For decades, India’s IT outsourcing giants were the blue-chip bedrock of the country’s stock market. Now their footprint is shrinking to levels never seen before.
The combined weight of India’s software exporters in the Nifty index has fallen below 7.6%, a record low driven by mounting fears that generative AI tools are about to eat the outsourcing industry’s lunch.
A $50 billion wake-up call
The Nifty IT index plunged as much as 21% in February 2026, its steepest monthly drop since 2003. That single-month selloff erased roughly $50 billion in market value from the sector.

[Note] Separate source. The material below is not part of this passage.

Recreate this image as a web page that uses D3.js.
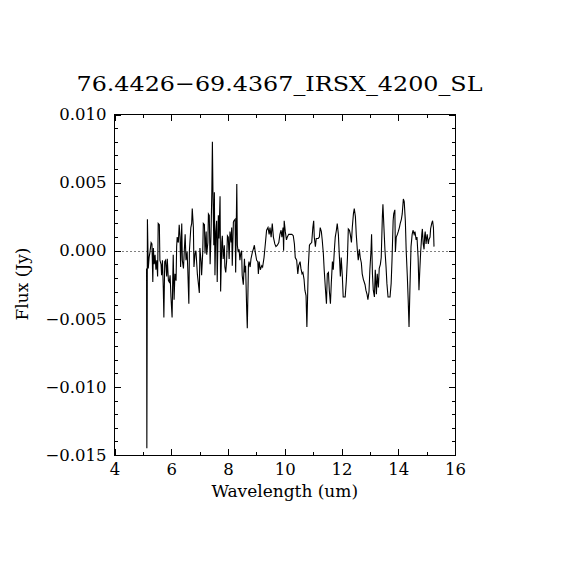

The trigger was the rapid emergence of advanced AI tools, notably Anthropic’s Claude Cowork, capable of automating tasks across legal, sales, marketing, and data analytics — the exact kind of work that Indian IT firms have been doing for Fortune 500 clients for the past two decades.
TCS, Infosys, and HCLTech were among the hardest hit names in the rout. During the broader slump, the sector shed over $68 billion in total market value.

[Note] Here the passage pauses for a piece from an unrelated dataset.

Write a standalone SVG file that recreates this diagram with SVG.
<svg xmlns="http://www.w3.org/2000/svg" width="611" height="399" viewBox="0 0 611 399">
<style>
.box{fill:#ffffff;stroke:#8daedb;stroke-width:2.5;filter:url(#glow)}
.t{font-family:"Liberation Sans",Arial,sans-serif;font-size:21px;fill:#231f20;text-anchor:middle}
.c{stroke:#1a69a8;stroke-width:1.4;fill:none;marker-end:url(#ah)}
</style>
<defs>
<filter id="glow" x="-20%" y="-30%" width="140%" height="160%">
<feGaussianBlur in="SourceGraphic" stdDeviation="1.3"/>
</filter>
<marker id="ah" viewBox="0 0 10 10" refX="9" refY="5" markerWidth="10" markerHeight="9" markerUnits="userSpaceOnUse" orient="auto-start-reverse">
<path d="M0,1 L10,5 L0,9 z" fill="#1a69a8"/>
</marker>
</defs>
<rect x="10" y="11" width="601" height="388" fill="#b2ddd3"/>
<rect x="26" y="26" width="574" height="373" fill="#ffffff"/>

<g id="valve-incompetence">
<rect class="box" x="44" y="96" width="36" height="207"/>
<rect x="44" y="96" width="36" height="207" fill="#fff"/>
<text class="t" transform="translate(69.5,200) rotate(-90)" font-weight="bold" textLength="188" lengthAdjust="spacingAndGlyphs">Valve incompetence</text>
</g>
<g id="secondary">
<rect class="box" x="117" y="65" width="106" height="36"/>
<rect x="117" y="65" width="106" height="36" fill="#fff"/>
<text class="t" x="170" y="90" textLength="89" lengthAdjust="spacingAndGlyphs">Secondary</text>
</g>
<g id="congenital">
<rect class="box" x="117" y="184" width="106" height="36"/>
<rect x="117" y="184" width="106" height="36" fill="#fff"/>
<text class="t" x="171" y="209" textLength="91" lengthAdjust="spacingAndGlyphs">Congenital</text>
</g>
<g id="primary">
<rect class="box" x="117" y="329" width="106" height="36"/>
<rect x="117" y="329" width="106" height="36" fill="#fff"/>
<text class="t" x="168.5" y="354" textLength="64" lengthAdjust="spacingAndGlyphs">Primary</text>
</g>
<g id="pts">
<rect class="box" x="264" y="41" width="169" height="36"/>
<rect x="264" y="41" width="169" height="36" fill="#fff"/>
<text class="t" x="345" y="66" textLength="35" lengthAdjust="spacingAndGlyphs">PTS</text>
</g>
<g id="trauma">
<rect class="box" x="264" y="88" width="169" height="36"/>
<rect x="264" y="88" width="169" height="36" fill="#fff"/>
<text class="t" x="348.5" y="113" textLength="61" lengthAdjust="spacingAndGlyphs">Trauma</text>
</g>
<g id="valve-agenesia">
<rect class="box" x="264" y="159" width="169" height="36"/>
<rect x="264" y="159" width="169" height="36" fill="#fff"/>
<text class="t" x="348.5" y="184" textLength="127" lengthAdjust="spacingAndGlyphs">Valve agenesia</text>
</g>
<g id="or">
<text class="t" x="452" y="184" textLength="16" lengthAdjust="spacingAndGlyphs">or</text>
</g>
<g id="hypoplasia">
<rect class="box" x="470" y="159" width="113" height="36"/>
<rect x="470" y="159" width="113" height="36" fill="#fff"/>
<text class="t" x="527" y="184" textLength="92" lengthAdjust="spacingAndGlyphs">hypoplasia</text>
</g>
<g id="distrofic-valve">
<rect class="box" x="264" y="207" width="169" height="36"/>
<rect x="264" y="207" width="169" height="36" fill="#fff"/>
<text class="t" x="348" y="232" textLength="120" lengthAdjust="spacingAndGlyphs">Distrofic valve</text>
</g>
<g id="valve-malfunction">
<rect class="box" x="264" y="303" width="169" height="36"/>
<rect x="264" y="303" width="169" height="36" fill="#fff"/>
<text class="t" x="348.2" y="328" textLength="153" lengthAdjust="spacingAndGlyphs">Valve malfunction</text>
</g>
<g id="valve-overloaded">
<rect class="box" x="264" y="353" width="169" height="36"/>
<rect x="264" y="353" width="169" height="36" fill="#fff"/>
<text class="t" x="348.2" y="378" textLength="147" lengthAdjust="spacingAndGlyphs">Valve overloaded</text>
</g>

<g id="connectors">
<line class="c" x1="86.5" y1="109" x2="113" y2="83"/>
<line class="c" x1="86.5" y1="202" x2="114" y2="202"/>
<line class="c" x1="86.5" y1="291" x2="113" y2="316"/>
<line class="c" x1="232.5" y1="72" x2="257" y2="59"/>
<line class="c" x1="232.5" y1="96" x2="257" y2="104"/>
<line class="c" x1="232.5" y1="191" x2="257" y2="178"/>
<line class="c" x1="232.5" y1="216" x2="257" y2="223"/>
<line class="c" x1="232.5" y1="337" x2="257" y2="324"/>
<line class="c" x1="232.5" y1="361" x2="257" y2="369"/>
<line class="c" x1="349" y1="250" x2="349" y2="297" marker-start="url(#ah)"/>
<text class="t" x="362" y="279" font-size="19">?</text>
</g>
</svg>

Analysts at Whiteoak Capital went as far as to describe the situation as raising “existential concerns” for India’s IT services industry, which is valued at somewhere between $283 billion and $300 billion.
The model under siege
The February selloff was part of a broader global tech correction that started in early 2026, but Indian IT stocks bore a disproportionate share of the pain. By the time the dust settled, the Nifty IT index was down over 10% year-to-date.

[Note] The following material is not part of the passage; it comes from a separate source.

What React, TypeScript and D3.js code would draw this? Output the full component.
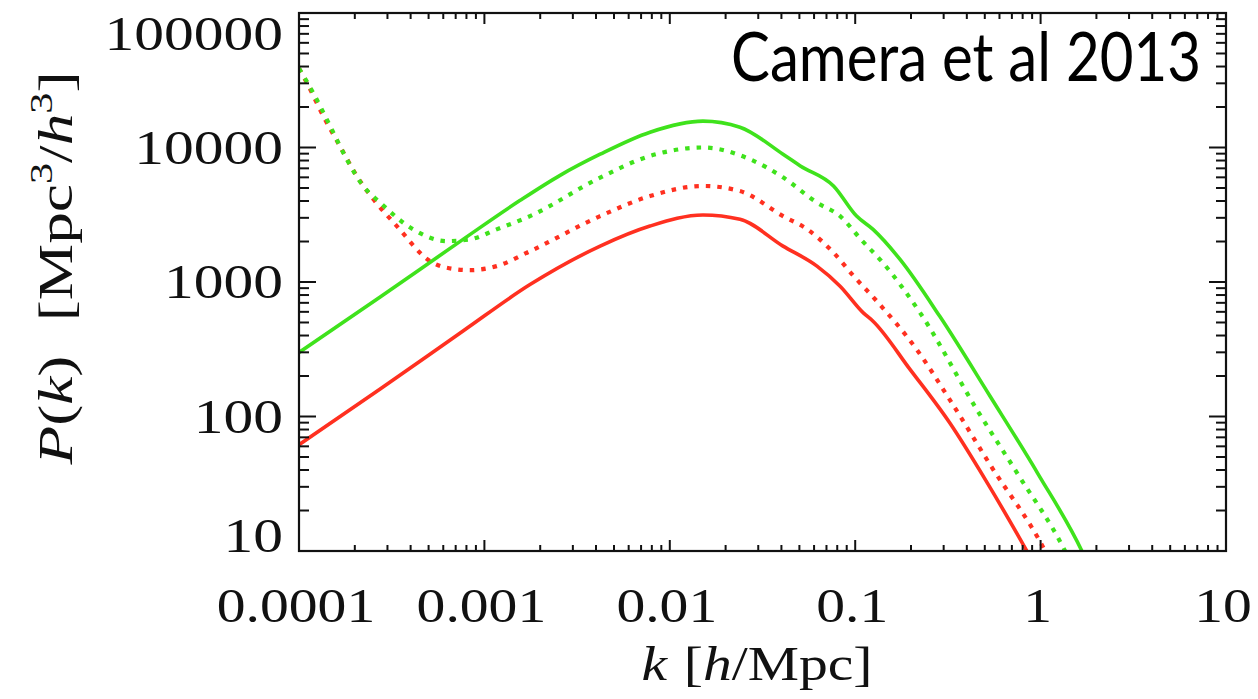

Green shoots or dead cat bounce
By early June 2026, the Nifty IT index staged a partial recovery, surging approximately 8% over just three trading sessions. Some investors began recalibrating their views, seeing AI less as a pure threat and more as a potential growth catalyst for firms willing to adapt.
For investors, the record-low Nifty weighting of India’s IT exporters signals a fundamental reassessment of the sector’s growth trajectory relative to other parts of the Indian economy. Financial services, consumer stocks, and industrials are gaining relative share as the market prices in a future where IT outsourcing is no longer the automatic growth engine it once was.
Watch for upcoming quarterly earnings from TCS, Infosys, and HCLTech for the first concrete signals. Specifically, investors should track deal pipeline composition, meaning what percentage of new contracts involve AI-enhanced delivery versus traditional staffing models.